While he said the operation was risky, Foucher insists that Port-Cartier’s operation was ”planned” and “very safe.”
“In recent weeks, we had already prepared our entire contingency plan in connection with the [fire] assessment. We were ready,” said Foucher on Radio-Canada’s Bonjour la Côte.
He also said the convoys of correctional services vans were also escorted and supported by teams from the Sûreté du Québec and the Royal Canadian Mounted Police.
When asked if he was present during the operation, Foucher acknowledged that he was not in Port-Cartier and managed the evacuation remotely.
He said him not being physically present had no effect on how the evacuation unfolded.
Concerns about overcrowding
Catherine Latimer, the executive director of The John Howard Society of Canada, a non-profit organization that works with people in the legal system and focuses on prison reform, worries about overcrowding in the facilities where the inmates have been transferred.
She is also concerned about potential conflicts with prisoners in the other penitentiaries during summer months when tempers can run hot.
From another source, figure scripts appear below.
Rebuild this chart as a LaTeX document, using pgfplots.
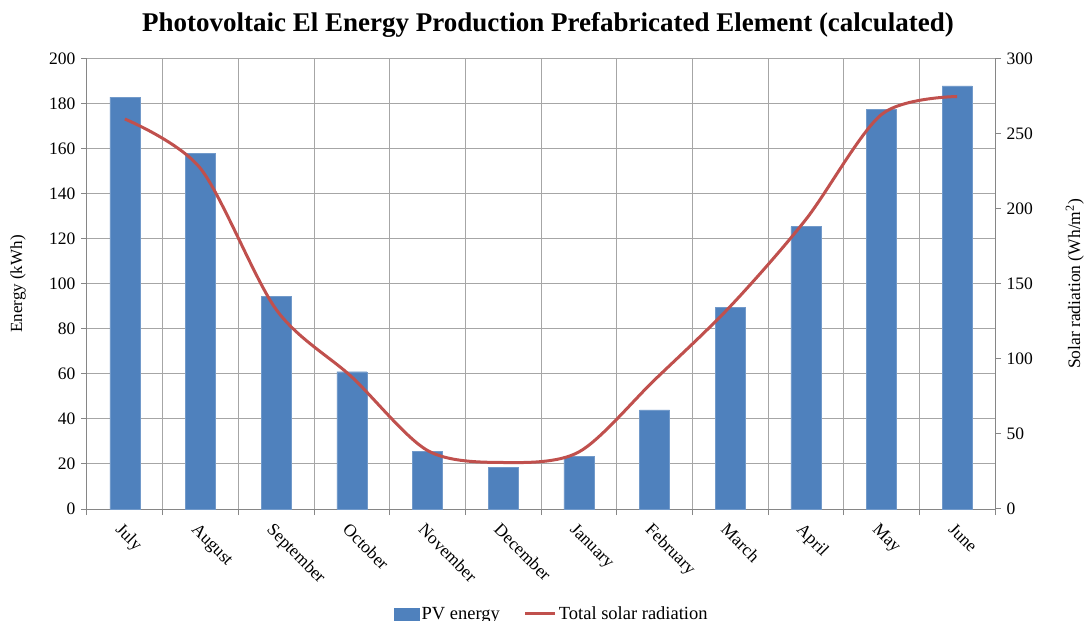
\documentclass[border=0pt]{standalone}
\usepackage{fontspec}
\setmainfont{Liberation Serif}
\usepackage{pgfplots}
\usepackage{pgfplotstable}
\pgfplotsset{compat=1.18}
\definecolor{barblue}{HTML}{4F81BD}
\definecolor{linered}{HTML}{C0504D}
\definecolor{gridgray}{HTML}{A6A6A6}
\definecolor{axgray}{HTML}{868686}

\pgfplotstableread{
idx energy rad
0 183 260
1 158 227
2 94.5 133
3 61 88
4 25.5 39
5 18.5 31
6 23.5 38
7 44 86
8 89.5 135
9 125.5 193
10 177.5 263
11 188 275
}\data

\begin{document}
\begin{tikzpicture}
\useasboundingbox (0pt,0pt) rectangle (1087pt,621pt);
\begin{axis}[
  at={(87pt,112pt)}, anchor=south west,
  scale only axis, width=908pt, height=450pt,
  xmin=-0.5, xmax=11.5, ymin=0, ymax=200,
  axis lines=left, axis line style={-, axgray, line width=1pt},
  ytick={0,20,...,200},
  xtick={0,...,11},
  xticklabels={July,August,September,October,November,December,January,February,March,April,May,June},
  minor xtick={-0.5,0.5,...,11.5},
  xminorgrids=true, ymajorgrids=true,
  grid style={gridgray, line width=1pt},
  minor grid style={gridgray, line width=1pt},
  tick align=outside,
  major tick length=6pt, minor tick length=6pt,
  major x tick style={draw=none},
  minor x tick style={axgray, line width=1pt},
  major y tick style={axgray, line width=1pt},
  /pgf/number format/assume math mode=true,
  tick label style={font=\fontsize{17.5}{20}\selectfont},
  y tick label style={xshift=-2pt},
  x tick label style={rotate=-45, anchor=north west, inner sep=1pt, xshift=3pt, yshift=-5pt},
  ylabel={Energy (kWh)},
  ylabel style={at={(axis description cs:-0.076,0.5)}, anchor=center, font=\fontsize{17}{20}\selectfont},
  legend style={at={(0.512,-0.233)}, anchor=center, draw=none, fill=none,
    legend columns=2, font=\fontsize{18.5}{21}\selectfont,
    /tikz/every even column/.append style={column sep=22pt}},
]
\addplot[ybar, bar width=30pt, fill=barblue, draw=barblue!80!white,
  area legend,
  legend image code/.code={\fill[barblue] (0pt,-6pt) rectangle (25pt,6pt);}]
  table[x=idx, y=energy]{\data};
\addlegendentry{PV energy}
\addlegendimage{linered, line width=3pt, legend image code/.code={\draw[linered, line width=3pt] (0pt,0pt) -- (30pt,0pt);}}
\addlegendentry{Total solar radiation}
\end{axis}
\begin{axis}[
  at={(87pt,112pt)}, anchor=south west,
  scale only axis, width=908pt, height=450pt,
  xmin=-0.5, xmax=11.5, ymin=0, ymax=300,
  axis y line*=right, axis x line=none,
  axis line style={-, axgray, line width=1pt},
  ytick={0,50,...,300},
  tick align=outside, major tick length=6pt,
  major y tick style={axgray, line width=1pt},
  /pgf/number format/assume math mode=true,
  tick label style={font=\fontsize{17.5}{20}\selectfont},
  y tick label style={xshift=2pt},
  ylabel={Solar radiation (Wh/m\textsuperscript{2})},
  ylabel style={at={(axis description cs:1.088,0.5)}, anchor=center, font=\fontsize{17.5}{20}\selectfont},
]
\addplot[linered, line width=3pt, smooth, tension=0.5] table[x=idx, y=rad]{\data};
\end{axis}
\node[font=\bfseries\fontsize{27}{31}\selectfont] at (548pt,596pt) {Photovoltaic El Energy Production Prefabricated Element (calculated)};
\end{tikzpicture}
\end{document}
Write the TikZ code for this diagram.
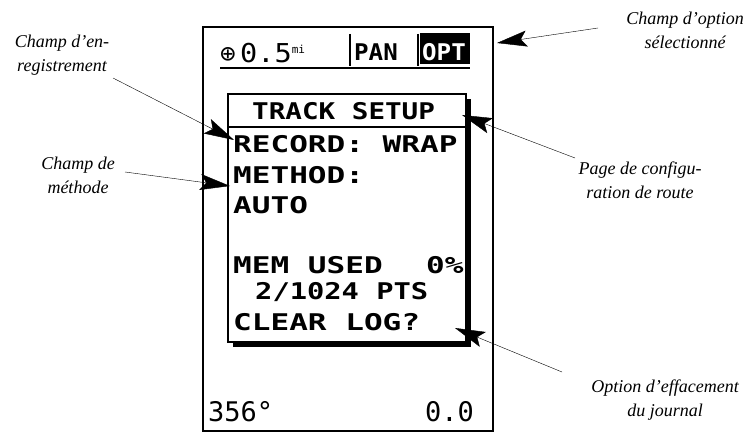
\documentclass[tikz,border=0pt]{standalone}
\usepackage{fontspec}
\usepackage{graphicx}
\setmainfont{Liberation Serif}
\newfontfamily\lcd{DejaVu Sans Mono}
\usetikzlibrary{arrows.meta}
\newcommand{\wide}[1]{\scalebox{1.35}[1]{#1}}
\begin{document}
\begin{tikzpicture}[x=1pt,y=-1pt,
  lbl/.style={font=\itshape\fontsize{18}{24}\selectfont,align=center,inner sep=1pt},
  lcdtxt/.style={font=\lcd\bfseries\fontsize{23}{24}\selectfont,anchor=base west,inner sep=0},
  callout/.style={-{Stealth[length=30pt,width=16pt,inset=6pt]},thin}]
\useasboundingbox (0,0) rectangle (751,435);
% screen
\draw[line width=1.6pt] (203,27) rectangle (493,431);
\draw[line width=2pt] (220,68) -- (470,68);
\draw[line width=1.2pt] (350,34) -- (350,66) (418,34) -- (418,66);
\fill (420,33) rectangle (470,64);
\node[lcdtxt,font=\lcd\fontsize{26}{26}\selectfont] (zoom) at (220,63) {⊕\,\scalebox{1.1}[1]{0.5}\textsuperscript{\fontsize{11}{11}\selectfont mi}};
\node[lcdtxt] (pan) at (354,61) {\scalebox{1.05}[1]{PAN}};
\node[lcdtxt,text=white] (opt) at (422,61) {\scalebox{1.05}[1]{OPT}};
% inner box
\fill (233,99) rectangle (471,347);
\draw[line width=1.5pt,fill=white] (228,94) rectangle (466,342);
\draw[line width=1.5pt] (228,127) -- (466,127);
\node[lcdtxt] (title) at (252,120) {\scalebox{1.2}[1]{TRACK SETUP}};
\node[lcdtxt] (rec) at (233,153) {\wide{RECORD: WRAP}};
\node[lcdtxt] (meth) at (233,184) {\wide{METHOD:}};
\node[lcdtxt] (auto) at (233,214) {\wide{AUTO}};
\node[lcdtxt] (mem) at (233,273) {\wide{MEM USED}};
\node[lcdtxt] (pct) at (426,273) {\wide{0\%}};
\node[lcdtxt] (pts) at (255,299) {\scalebox{1.25}[1]{2/1024 PTS}};
\node[lcdtxt] (clr) at (233,330) {\wide{CLEAR LOG?}};
\node[lcdtxt,font=\lcd\fontsize{27}{27}\selectfont] (hdg) at (208,421) {356°};
\node[lcdtxt,font=\lcd\fontsize{27}{27}\selectfont] (spd) at (425,421) {0.0};
% labels
\node[lbl] (l1) at (685,30) {Champ d'option\\sélectionné};
\node[lbl] (l2) at (62,55) {Champ d'en-\\registrement};
\node[lbl] (l3) at (78,175) {Champ de\\méthode};
\node[lbl] (l4) at (640,180) {Page de configu-\\ration de route};
\node[lbl] (l5) at (665,400) {Option d'effacement\\du journal};
\coordinate (a1) at (497,43);
\coordinate (a2) at (234,140);
\coordinate (a3) at (230,186);
\coordinate (a4) at (462,115);
\coordinate (a5) at (455,328);
\draw[callout] (598,28) -- (a1);
\draw[callout] (113,78) -- (a2);
\draw[callout] (125,172) -- (a3);
\draw[callout] (575,158) -- (a4);
\draw[callout] (562,372) -- (a5);
\end{tikzpicture}
\end{document}
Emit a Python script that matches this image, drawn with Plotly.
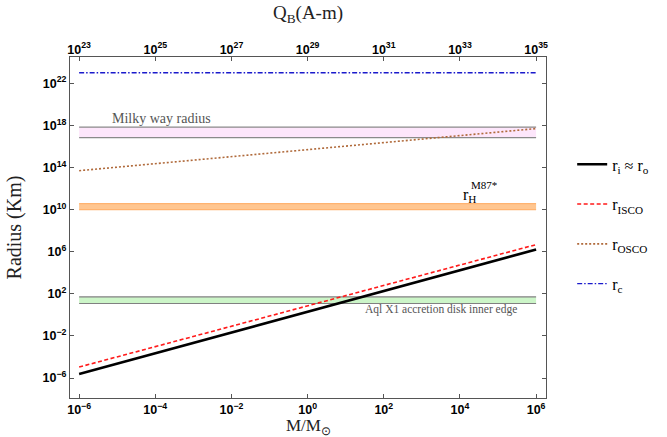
import plotly.graph_objects as go

# ---- data ----
mass = [1e-6, 1e6]                      # M / M_sun
r_i = [2.4e-6, 1.6e6]                   # r_i ~ r_o (km)
r_isco = [1.1e-5, 4.7e6]                # r_ISCO (km)
r_osco = [5.0e13, 5.0e17]               # r_OSCO (km)
r_c = [1.0e23, 1.0e23]                  # r_c (km)
q_b = [1e23, 1e35]                      # Q_B (A-m), top axis

milky_low = [6.8e16, 6.8e16]
milky_high = [7.0e17, 7.0e17]
m87_low = [1.0e10, 1.0e10]
m87_high = [3.7e10, 3.7e10]
aql_low = [12.0, 12.0]
aql_high = [51.0, 51.0]

x_tickvals = [1e-6, 1e-4, 1e-2, 1e0, 1e2, 1e4, 1e6]
x_ticktext = ["10<sup>−6</sup>", "10<sup>−4</sup>", "10<sup>−2</sup>", "10<sup>0</sup>",
              "10<sup>2</sup>", "10<sup>4</sup>", "10<sup>6</sup>"]
y_tickvals = [1e-6, 1e-2, 1e2, 1e6, 1e10, 1e14, 1e18, 1e22]
y_ticktext = ["10<sup>−6</sup>", "10<sup>−2</sup>", "10<sup>2</sup>", "10<sup>6</sup>",
              "10<sup>10</sup>", "10<sup>14</sup>", "10<sup>18</sup>", "10<sup>22</sup>"]
q_tickvals = [1e23, 1e25, 1e27, 1e29, 1e31, 1e33, 1e35]
q_ticktext = ["10<sup>23</sup>", "10<sup>25</sup>", "10<sup>27</sup>", "10<sup>29</sup>",
              "10<sup>31</sup>", "10<sup>33</sup>", "10<sup>35</sup>"]

SERIF = "Liberation Serif"
SANS = "Liberation Sans"

fig = go.Figure()

def band(low, high, fill, edge):
    fig.add_trace(go.Scatter(x=mass, y=low, mode="lines", line=dict(color=edge, width=1.2),
                             showlegend=False, hoverinfo="skip"))
    fig.add_trace(go.Scatter(x=mass, y=high, mode="lines", line=dict(color=edge, width=1.2),
                             fill="tonexty", fillcolor=fill, showlegend=False, hoverinfo="skip"))

band(milky_low, milky_high, "#fde6fb", "#8a8a8a")
band(m87_low, m87_high, "#ffc690", "#ffb370")
band(aql_low, aql_high, "#ccf5c8", "#808080")

fig.add_trace(go.Scatter(x=mass, y=r_i, mode="lines", name="r<sub>i</sub> ≈ r<sub>o</sub>",
                         line=dict(color="black", width=2.6), legendgroup="a"))
fig.add_trace(go.Scatter(x=mass, y=r_isco, mode="lines", name="r<sub>ISCO</sub>",
                         line=dict(color="#ff1a1a", width=1.6, dash="4px,2.5px"), legendgroup="b"))
fig.add_trace(go.Scatter(x=mass, y=r_osco, mode="lines", name="r<sub>OSCO</sub>",
                         line=dict(color="#b06a3b", width=1.6, dash="2px,2px"), legendgroup="c"))
fig.add_trace(go.Scatter(x=mass, y=r_c, mode="lines", name="r<sub>c</sub>",
                         line=dict(color="#1a1acc", width=1.4, dash="5px,2px,1.5px,2px"),
                         legendgroup="d"))
fig.add_trace(go.Scatter(x=q_b, y=r_c, xaxis="x2", mode="lines", line=dict(width=0),
                         opacity=0, showlegend=False, hoverinfo="skip"))

tickfont = dict(family=SANS, size=12.5, color="black", weight="bold")
axcol = "#555555"

fig.update_layout(
    width=667, height=437,
    margin=dict(l=70, r=121, t=57, b=39),
    paper_bgcolor="white", plot_bgcolor="white",
    showlegend=True,
    legend=dict(x=1.055, y=0.735, xanchor="left", yanchor="top",
                font=dict(family=SERIF, size=16, color="black"),
                tracegroupgap=16, bgcolor="rgba(0,0,0,0)"),
    xaxis=dict(type="log", range=[-6.24, 6.26], tickvals=x_tickvals, ticktext=x_ticktext,
               tickfont=tickfont, ticks="inside", ticklen=4, tickcolor=axcol,
               showline=True, linecolor=axcol, linewidth=1.2, mirror=True,
               showgrid=False, zeroline=False, automargin=False),
    xaxis2=dict(type="log", range=[22.76, 35.26], overlaying="x", side="top",
                tickvals=q_tickvals, ticktext=q_ticktext, tickfont=tickfont,
                ticks="inside", ticklen=4, tickcolor=axcol, showgrid=False, zeroline=False,
                automargin=False,
                title=dict(text="Q<sub>B</sub>(A-m)", font=dict(family=SERIF, size=19, color="#222"))),
    yaxis=dict(type="log", range=[-7.9, 24.5], tickvals=y_tickvals, ticktext=y_ticktext,
               tickfont=tickfont, ticks="inside", ticklen=4, tickcolor=axcol,
               showline=True, linecolor=axcol, linewidth=1.2, mirror="ticks",
               showgrid=False, zeroline=False, automargin=False,
               title=dict(text="Radius (Km)", font=dict(family=SERIF, size=20, color="#222"))),
)

# bottom axis title
fig.add_annotation(x=0.5, y=-0.084, xref="paper", yref="paper", text="M/M<sub>⊙</sub>",
                   showarrow=False, xanchor="center", yanchor="middle",
                   font=dict(family=SERIF, size=17, color="#222"))

fig.add_annotation(x=-5.19, y=18.67, xref="x", yref="y", text="Milky way radius",
                   showarrow=False, xanchor="left", yanchor="middle",
                   font=dict(family=SERIF, size=14, color="#555555"))
fig.add_annotation(x=4.02, y=11.3, xref="x", yref="y", text="r<sub>H</sub>",
                   showarrow=False, xanchor="left", yanchor="middle",
                   font=dict(family=SERIF, size=16, color="black"))
fig.add_annotation(x=4.25, y=12.35, xref="x", yref="y", text="M87*",
                   showarrow=False, xanchor="left", yanchor="middle",
                   font=dict(family=SERIF, size=11, color="black"))
fig.add_annotation(x=3.51, y=0.48, xref="x", yref="y", text="Aql X1 accretion disk inner edge",
                   showarrow=False, xanchor="center", yanchor="middle",
                   font=dict(family=SERIF, size=11.5, color="#555555"))

fig.write_html("out.html", config={"displayModeBar": False},
               post_script="document.body.style.margin='0';")
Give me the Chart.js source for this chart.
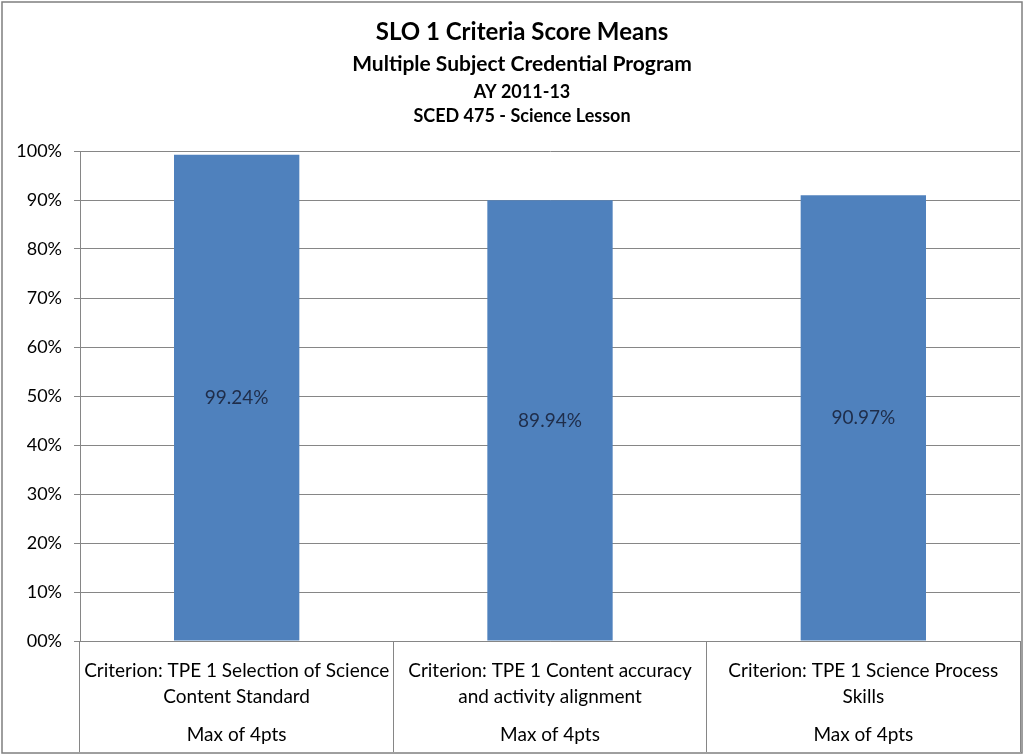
<!DOCTYPE html>
<html>
<head>
<meta charset="utf-8">
<script src="https://cdn.jsdelivr.net/npm/chart.js@4/dist/chart.umd.min.js"></script>
<style>
  body { margin: 0; background: #fff; }
  #wrap { width: 1024px; height: 756px; }
</style>
</head>
<body>
<div id="wrap"><canvas id="myChart" width="1024" height="756"></canvas></div>
<script>
const categories = [
    ['Criterion: TPE 1 Selection of Science', 'Content Standard'],
    ['Criterion: TPE 1 Content accuracy', 'and activity alignment'],
    ['Criterion: TPE 1 Science Process', 'Skills']
];
const maxLabels = ['Max of 4pts', 'Max of 4pts', 'Max of 4pts'];
const scores = [99.24, 89.94, 90.97];
const titleLines = ['SLO 1 Criteria Score Means', 'Multiple Subject Credential Program', 'AY 2011-13', 'SCED 475 - Science Lesson'];

const FONT = 'Lato, "Open Sans", sans-serif';
const GRID = '#868686';

// white background, outer frame and the four heading lines
const framePlugin = {
    id: 'frame',
    beforeDraw(chart) {
        const c = chart.ctx;
        c.save();
        c.fillStyle = '#fff';
        c.fillRect(0, 0, chart.width, chart.height);
        c.strokeStyle = '#7f7f7f';
        c.lineWidth = 1.5;
        c.strokeRect(2, 2, chart.width - 4, chart.height - 5);

        const sizes = [24, 21, 18, 18];
        const ys = [32, 64, 92, 116];
        c.fillStyle = '#000';
        c.textAlign = 'center';
        c.textBaseline = 'middle';
        titleLines.forEach(function(t, i) {
            c.font = 'bold ' + sizes[i] + 'px ' + FONT;
            c.fillText(t, 522, ys[i]);
        });
        c.restore();
    }
};

// value labels centred in each bar, plus the second category row
const labelPlugin = {
    id: 'labels',
    afterDatasetsDraw(chart) {
        const c = chart.ctx;
        const meta = chart.getDatasetMeta(0);
        c.save();
        c.font = '19px ' + FONT;
        c.fillStyle = '#1f2d4a';
        c.textAlign = 'center';
        c.textBaseline = 'middle';
        meta.data.forEach(function(bar, i) {
            c.fillText(scores[i].toFixed(2) + '%', bar.x, (bar.y + bar.base) / 2);
        });
        const x = chart.scales.x;
        c.font = '19px ' + FONT;
        c.fillStyle = '#000';
        maxLabels.forEach(function(t, i) {
            c.fillText(t, x.getPixelForValue(i), 735);
        });
        c.restore();
    }
};

const ctx = document.getElementById('myChart').getContext('2d');
const chart = new Chart(ctx, {
    type: 'bar',
    data: {
        labels: categories,
        datasets: [{
            data: scores,
            backgroundColor: '#4f81bd',
            barPercentage: 0.4,
            categoryPercentage: 1
        }]
    },
    options: {
        responsive: false,
        animation: false,
        devicePixelRatio: 1,
        layout: { padding: { top: 151, left: 0, right: 4, bottom: 0 } },
        plugins: {
            legend: { display: false },
            tooltip: { enabled: false }
        },
        scales: {
            x: {
                grid: {
                    offset: true,
                    drawOnChartArea: false,
                    drawTicks: true,
                    tickLength: 111,
                    color: GRID
                },
                border: { color: GRID },
                ticks: {
                    color: '#000',
                    font: { family: FONT, size: 19, lineHeight: 1.37 },
                    padding: -94,
                    maxRotation: 0,
                    autoSkip: false
                },
                afterFit(scale) { scale.height = 115; }
            },
            y: {
                min: 0,
                max: 100,
                grid: { color: GRID, tickLength: 6 },
                border: { color: GRID },
                ticks: {
                    stepSize: 10,
                    color: '#000',
                    font: { family: FONT, size: 18 },
                    padding: 12,
                    callback: function(v) { return (v === 0 ? '00' : v) + '%'; }
                },
                afterFit(scale) { scale.width = 80; }
            }
        }
    },
    plugins: [framePlugin, labelPlugin]
});
</script>
</body>
</html>
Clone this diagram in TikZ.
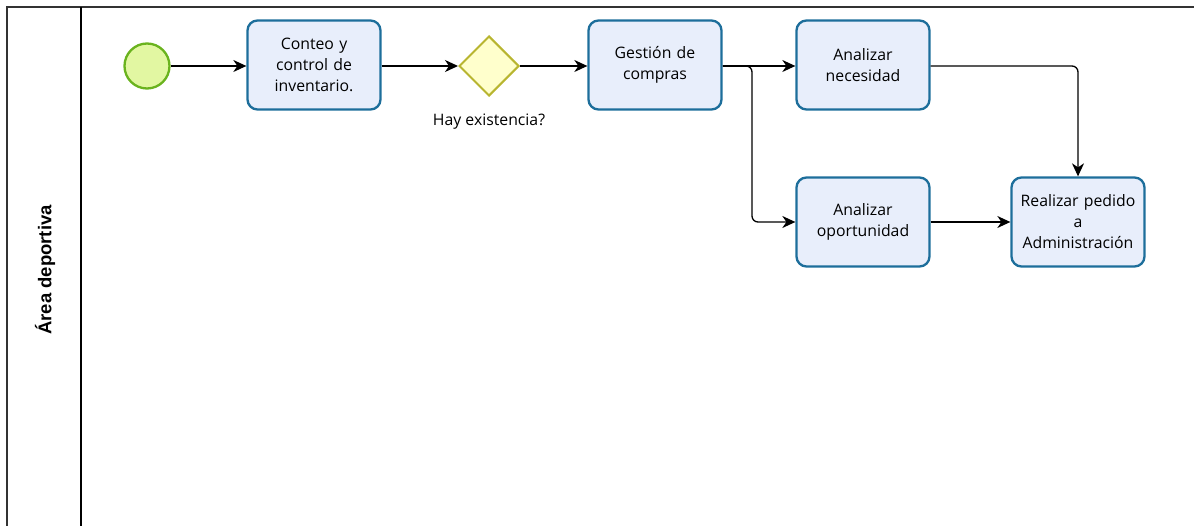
\documentclass[tikz,border=0pt]{standalone}
\usepackage{fontspec}
\setmainfont{Open Sans}
\newfontfamily\lanefont{Liberation Sans}
\usetikzlibrary{shapes.geometric,arrows.meta}
\definecolor{taskfill}{HTML}{E8EEFB}
\definecolor{taskline}{HTML}{1D6E9B}
\definecolor{startfill}{HTML}{E2F7A2}
\definecolor{startline}{HTML}{6AB31E}
\definecolor{gatefill}{HTML}{FFFFCC}
\definecolor{gateline}{HTML}{B8B530}
\definecolor{poolline}{HTML}{333333}
\tikzset{
  task/.style={draw=taskline, fill=taskfill, line width=2.3pt, rounded corners=10pt,
    minimum width=133pt, minimum height=89pt, align=center, text width=130pt,
    font=\fontsize{15.8}{21}\selectfont, inner sep=0pt},
  startev/.style={circle, draw=startline, fill=startfill, line width=2.3pt,
    minimum size=45pt, inner sep=0pt},
  gate/.style={diamond, draw=gateline, fill=gatefill, line width=2pt,
    minimum width=60pt, minimum height=60pt, inner sep=0pt},
  flow/.style={line width=1.3pt, -{Stealth[length=13pt,width=12pt,inset=4pt]}},
  lbl/.style={font=\fontsize{15.8}{18}\selectfont}
}
\begin{document}
\begin{tikzpicture}[x=1pt,y=-1pt]
\useasboundingbox (0,0) rectangle (1194,526);
% pool and lane frame
\draw[poolline, line width=1.5pt] (7,526) -- (7,7) -- (1194,7);
\draw[black, line width=1.5pt] (81,7) -- (81,526);
\node[rotate=90, font=\lanefont\bfseries\fontsize{18.5}{20}\selectfont] (lane) at (45,270) {Área deportiva};
% flow elements
\node[startev] (start) at (147,66) {};
\node[task] (t1) at (314,65) {Conteo y\\control de\\inventario.};
\node[gate] (g) at (489,66) {};
\node[lbl] (glbl) at (489,122) {Hay existencia?};
\node[task] (t2) at (655,65) {Gestión de\\compras};
\node[task] (t3) at (863,65) {Analizar\\necesidad};
\node[task] (t4) at (863,222) {Analizar\\oportunidad};
\node[task] (t5) at (1078,222) {Realizar pedido\\a\\Administración};
\coordinate (split) at (752,66);
\coordinate (join) at (1078,66);
% sequence flows
\draw[flow] (start) -- (t1.west |- start);
\draw[flow] (t1.east |- g) -- (g);
\draw[flow] (g) -- (t2.west |- g);
\draw[flow] (t2.east |- split) -- (t3.west |- split);
\draw[flow, rounded corners=6pt] (t2.east |- split) -- (split) -- (split |- t4) -- (t4);
\draw[flow, rounded corners=6pt] (t3.east |- join) -- (join) -- (t5);
\draw[flow] (t4) -- (t5);
\end{tikzpicture}
\end{document}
“You’re going to be trying to incorporate into the prisons probably incompatible prisoners which will create some security issues in the receiving institutions,” said Latimer.
But overall, Latimer believes the evacuation “probably went very well.”
“There’s always going to be glitches. I think that having the emergency transportation vehicles on hand so that they could do this convoy to get the prisoners out was truly a remarkable accomplishment,” she said.